О первых двух поколениях семьи, проживавших в Москве, известно крайне мало.

Прадед Павла Михайловича, Елисей Мартынович Третьяков (1704-1783), был купцом города Малоярославца. Существование купеческого рода Третьяковых в этом городе традиционно возводится к 1646 году4. Современный исследователь Л.М. Анисов сообщает: "... Елисей Мартынович первым из Третьяковых перебрался в Москву в 1774 году, будучи семидесятилетним стариком. До конца своих дней он жил с женой Василисой Трифоновной и двумя сыновьями в купленном им доме на Бронной, в приходе церкви Иоанна Богослова"5. Это свидетельство нуждается в существенном уточнении. Е.М. Третьяков действительно прибыл в Москву в 1774 году, когда ему было 64 года6. Вместе с ним на жительство в Первопрестольную переехала его жена, Василиса Трифоновна (урожденная Бычкова), и два сына - Захар (около 1753-1816) и Осип Елисеевичи. В приходе Иоанно- Богословской церкви Бронной слободы семейство Третьяковых фиксируется лишь за 1783-1790 годы7, причем имя Елисея

Мартыновича в документах не упоминается. Где Третьяковы жили в 1774-1782 и в 1789-1794 годах, сказать трудно. Зато ясно, что собственный двор у них появился лишь в 1784 году: годом ранее они числятся как служители "господина офицера Ивана Калинина"8. Затем между братьями Захаром и Осипом Елисеевичами произошел раздел: если в 1784 году братья жили вместе, то в 1789-м Захар Елисеевич с супругой продолжает жить в Иоанно-Богословском приходе, на собственном дворе, а Осипа Елисеевича с ним рядом уже не видно.

В 1795 году семья З.Е. Третьякова переехала в другой район Москвы - Замоскворечье. "Из переписи Купеческой Управы 1795 года видно, что Елисей Мартынович и его жена умерли, Захар Елисеевич числился купцом 3-й гильдии и жил в собственном доме на Бабьем городке"9, или в Голутвине, - на замоскворецких землях.

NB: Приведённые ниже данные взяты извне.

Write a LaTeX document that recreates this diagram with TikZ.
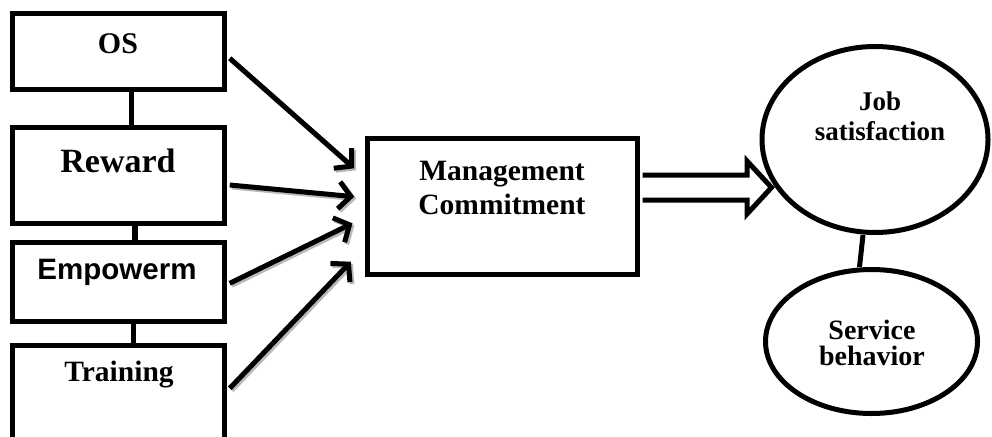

Бронная слобода, так же, как и прилегающие к ней слободы и урочища, в XVIII, а потом и в первой половине XIX века, была районом дворянских усадеб и особняков. Здесь по ночам устраивались светские приемы, из постели вставали отнюдь не спозаранку, и даже воскресные службы начинались позже, чем в "купеческих" храмах. Торгового же люда среди владельцев окрестных дворов на Бронной было немного, а значит, мало было у купца возможностей пообщаться "семейно ". На землях же, лежащих к югу от Москвы-реки, еще с первой половины XVIII века стало селиться преимущественно купечество. Среди владельцев дворов и здесь было немало дворян - они были следующей по численности группой дворовладельцев после купцов. Но если в районе Бронной селились сливки аристократии, то дворянство Замоскворечья было не столь богато и родовито. Оно постепенно уступало свои позиции торговому люду. Здесь, среди "своих", купцу проще было наладить деловое общение, найти супругу для себя или для подрастающих детей и даже... соблюдать обыденный ритм жизни. Рано вставать, рано отходить ко сну.

Как только у Захара Елисеевича Третьякова появилась возможность перебраться в Замоскворечье, он этой возможностью воспользовался. В районе, где концентрировались дома деловых людей города, жить было удобнее и ему самому, и подрастающим детям. По-видимому, была еще одна причина смены жилища. Л.М. Анисов пишет: "... с годами семья разрослась, дом стал тесен, и Захару Елисеевичу пришлось обзавестись новым"10. Но, вероятнее, дело в другом. У Захара Елисеевича появилось достаточно денег, чтобы приобрести прибыльную недвижимость. Если дом в Бронной вмещал лишь семью З.Е. Третьякова, то часть нового жилища на Замоскворецких землях купец начнет сдавать внаем уже на второй год после его приобретения11.

Сохранился документ о покупке Захаром Елисеевичем дома в Голутвине: "1795 года, марта, в четвертый надесять (то есть 14-й. - А.Ф.) день, лейб-гвардии сержанты Михайла и Александр Ильины, дети Павловы, в роде своем не последние, продали мы... московскому купцу Захару Елисееву, сыну Третьякову, и наследникам его крепостной свой на белой земле двор со всяким в нем дворовым-хоромным ветхим деревянным строением... Состоящий в Москве в... приходе церкви Николая Чудотворца, что в Голутвине на Бабьем городке и подле оного двора пустопорожную белую дворовую землю"12. Это был тот самый дом, где впоследствии родился Павел Михайлович.